**WHAT TO PRODUCE:** Set down, exactly as written, the lines from the top of the data to the line that holds "FONT = ['Lato', 'DejaVu Sans']", and omit the pictures.

** begin SUPPLIED MATERIAL **

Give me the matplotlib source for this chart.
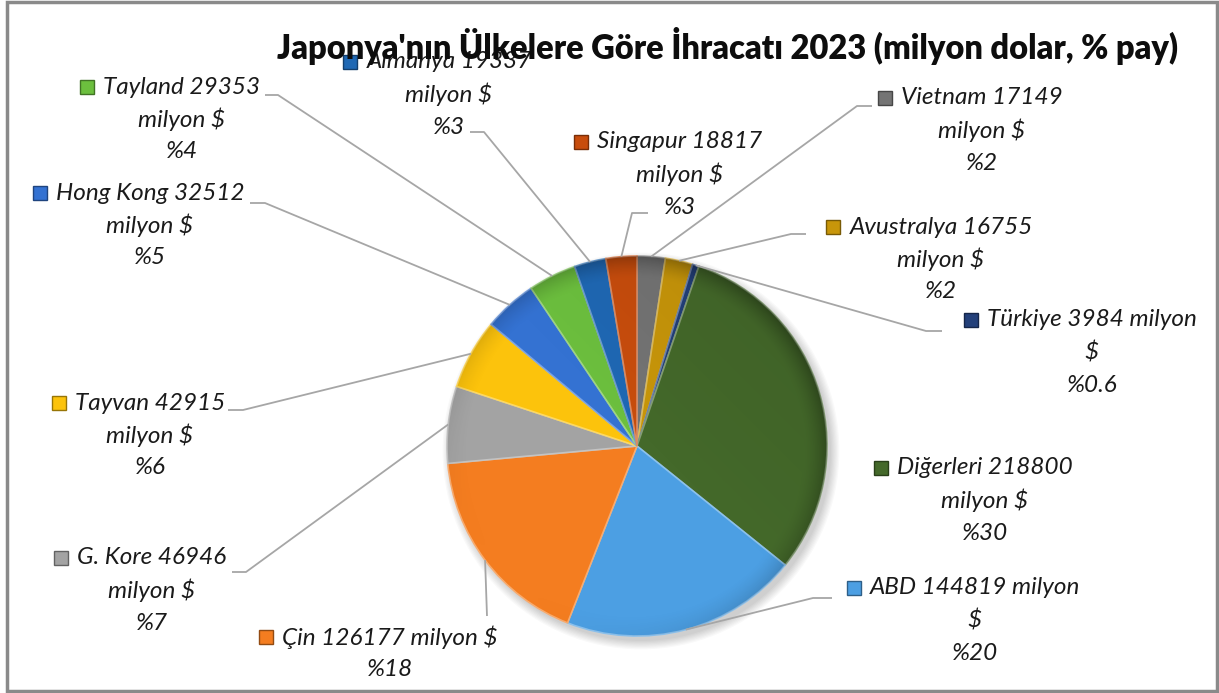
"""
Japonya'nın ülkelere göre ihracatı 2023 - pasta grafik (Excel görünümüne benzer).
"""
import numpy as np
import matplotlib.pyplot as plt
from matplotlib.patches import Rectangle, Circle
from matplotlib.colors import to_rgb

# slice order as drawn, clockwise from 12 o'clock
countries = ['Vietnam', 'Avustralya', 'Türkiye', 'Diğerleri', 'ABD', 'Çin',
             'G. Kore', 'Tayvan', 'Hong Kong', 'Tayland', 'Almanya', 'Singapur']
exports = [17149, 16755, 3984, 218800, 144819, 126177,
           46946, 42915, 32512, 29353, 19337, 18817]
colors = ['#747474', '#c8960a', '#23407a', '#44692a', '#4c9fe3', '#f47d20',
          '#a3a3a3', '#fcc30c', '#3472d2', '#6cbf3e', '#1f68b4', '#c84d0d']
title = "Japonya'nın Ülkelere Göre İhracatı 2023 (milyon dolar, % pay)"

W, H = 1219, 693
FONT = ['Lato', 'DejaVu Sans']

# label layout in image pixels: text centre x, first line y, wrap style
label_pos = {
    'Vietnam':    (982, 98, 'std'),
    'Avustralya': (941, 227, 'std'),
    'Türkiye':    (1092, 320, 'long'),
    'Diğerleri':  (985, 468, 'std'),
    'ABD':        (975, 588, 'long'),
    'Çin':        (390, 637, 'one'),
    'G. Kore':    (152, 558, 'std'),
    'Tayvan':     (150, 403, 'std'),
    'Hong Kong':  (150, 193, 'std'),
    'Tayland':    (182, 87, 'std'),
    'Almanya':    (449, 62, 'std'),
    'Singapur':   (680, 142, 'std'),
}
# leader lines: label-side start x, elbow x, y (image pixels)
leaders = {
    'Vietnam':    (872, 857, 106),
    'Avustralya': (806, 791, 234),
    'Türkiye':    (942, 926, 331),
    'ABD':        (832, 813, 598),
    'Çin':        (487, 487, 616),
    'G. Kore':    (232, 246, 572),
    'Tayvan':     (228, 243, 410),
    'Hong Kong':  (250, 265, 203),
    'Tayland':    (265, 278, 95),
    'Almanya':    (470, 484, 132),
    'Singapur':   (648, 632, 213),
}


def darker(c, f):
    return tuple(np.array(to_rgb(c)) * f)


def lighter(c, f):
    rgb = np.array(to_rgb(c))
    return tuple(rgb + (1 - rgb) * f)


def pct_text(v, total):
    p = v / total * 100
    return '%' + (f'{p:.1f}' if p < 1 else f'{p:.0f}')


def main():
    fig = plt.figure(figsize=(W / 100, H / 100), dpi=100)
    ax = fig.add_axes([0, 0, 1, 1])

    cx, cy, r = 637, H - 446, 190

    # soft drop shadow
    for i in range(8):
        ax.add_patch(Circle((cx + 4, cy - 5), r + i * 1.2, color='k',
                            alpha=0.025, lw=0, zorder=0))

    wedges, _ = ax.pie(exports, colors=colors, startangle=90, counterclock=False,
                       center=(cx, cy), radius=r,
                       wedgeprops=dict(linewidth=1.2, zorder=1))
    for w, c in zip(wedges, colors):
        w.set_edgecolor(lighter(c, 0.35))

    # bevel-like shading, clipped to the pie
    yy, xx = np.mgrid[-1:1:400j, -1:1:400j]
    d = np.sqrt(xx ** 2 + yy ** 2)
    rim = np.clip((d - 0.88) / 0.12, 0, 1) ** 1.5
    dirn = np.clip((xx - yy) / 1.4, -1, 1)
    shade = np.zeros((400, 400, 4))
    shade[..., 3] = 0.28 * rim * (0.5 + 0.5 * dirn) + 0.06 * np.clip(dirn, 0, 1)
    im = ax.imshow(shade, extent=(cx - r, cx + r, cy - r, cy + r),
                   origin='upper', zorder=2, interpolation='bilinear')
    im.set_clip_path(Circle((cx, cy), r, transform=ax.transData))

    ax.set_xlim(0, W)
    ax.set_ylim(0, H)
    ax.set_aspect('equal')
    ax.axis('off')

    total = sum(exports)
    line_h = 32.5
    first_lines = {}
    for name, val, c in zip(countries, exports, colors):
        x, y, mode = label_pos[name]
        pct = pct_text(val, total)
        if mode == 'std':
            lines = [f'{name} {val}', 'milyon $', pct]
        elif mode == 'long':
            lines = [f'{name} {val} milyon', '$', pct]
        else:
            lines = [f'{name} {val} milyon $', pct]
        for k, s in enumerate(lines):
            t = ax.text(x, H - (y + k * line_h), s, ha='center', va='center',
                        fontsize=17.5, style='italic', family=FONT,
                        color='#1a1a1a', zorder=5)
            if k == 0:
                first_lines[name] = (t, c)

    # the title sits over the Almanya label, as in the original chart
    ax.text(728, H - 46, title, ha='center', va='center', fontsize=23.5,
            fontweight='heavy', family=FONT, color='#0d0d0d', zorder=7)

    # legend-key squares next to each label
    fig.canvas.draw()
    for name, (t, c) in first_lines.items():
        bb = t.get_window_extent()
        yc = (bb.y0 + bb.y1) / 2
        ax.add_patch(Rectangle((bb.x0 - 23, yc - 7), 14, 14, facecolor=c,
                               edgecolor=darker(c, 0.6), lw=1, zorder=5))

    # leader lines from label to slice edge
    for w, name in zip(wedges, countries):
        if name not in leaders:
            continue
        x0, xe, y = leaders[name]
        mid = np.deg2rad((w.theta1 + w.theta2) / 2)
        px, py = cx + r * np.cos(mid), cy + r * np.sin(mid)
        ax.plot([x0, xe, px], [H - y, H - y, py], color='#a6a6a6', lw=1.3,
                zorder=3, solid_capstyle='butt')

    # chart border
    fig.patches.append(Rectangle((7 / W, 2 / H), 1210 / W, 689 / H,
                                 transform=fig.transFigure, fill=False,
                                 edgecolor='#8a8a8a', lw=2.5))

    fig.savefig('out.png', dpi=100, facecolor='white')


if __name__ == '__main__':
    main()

** end SUPPLIED MATERIAL **

**RESULT OF THE EXERCISE:**
Give me the matplotlib source for this chart.
"""
Japonya'nın ülkelere göre ihracatı 2023 - pasta grafik (Excel görünümüne benzer).
"""
import numpy as np
import matplotlib.pyplot as plt
from matplotlib.patches import Rectangle, Circle
from matplotlib.colors import to_rgb

# slice order as drawn, clockwise from 12 o'clock
countries = ['Vietnam', 'Avustralya', 'Türkiye', 'Diğerleri', 'ABD', 'Çin',
             'G. Kore', 'Tayvan', 'Hong Kong', 'Tayland', 'Almanya', 'Singapur']
exports = [17149, 16755, 3984, 218800, 144819, 126177,
           46946, 42915, 32512, 29353, 19337, 18817]
colors = ['#747474', '#c8960a', '#23407a', '#44692a', '#4c9fe3', '#f47d20',
          '#a3a3a3', '#fcc30c', '#3472d2', '#6cbf3e', '#1f68b4', '#c84d0d']
title = "Japonya'nın Ülkelere Göre İhracatı 2023 (milyon dolar, % pay)"

W, H = 1219, 693
FONT = ['Lato', 'DejaVu Sans']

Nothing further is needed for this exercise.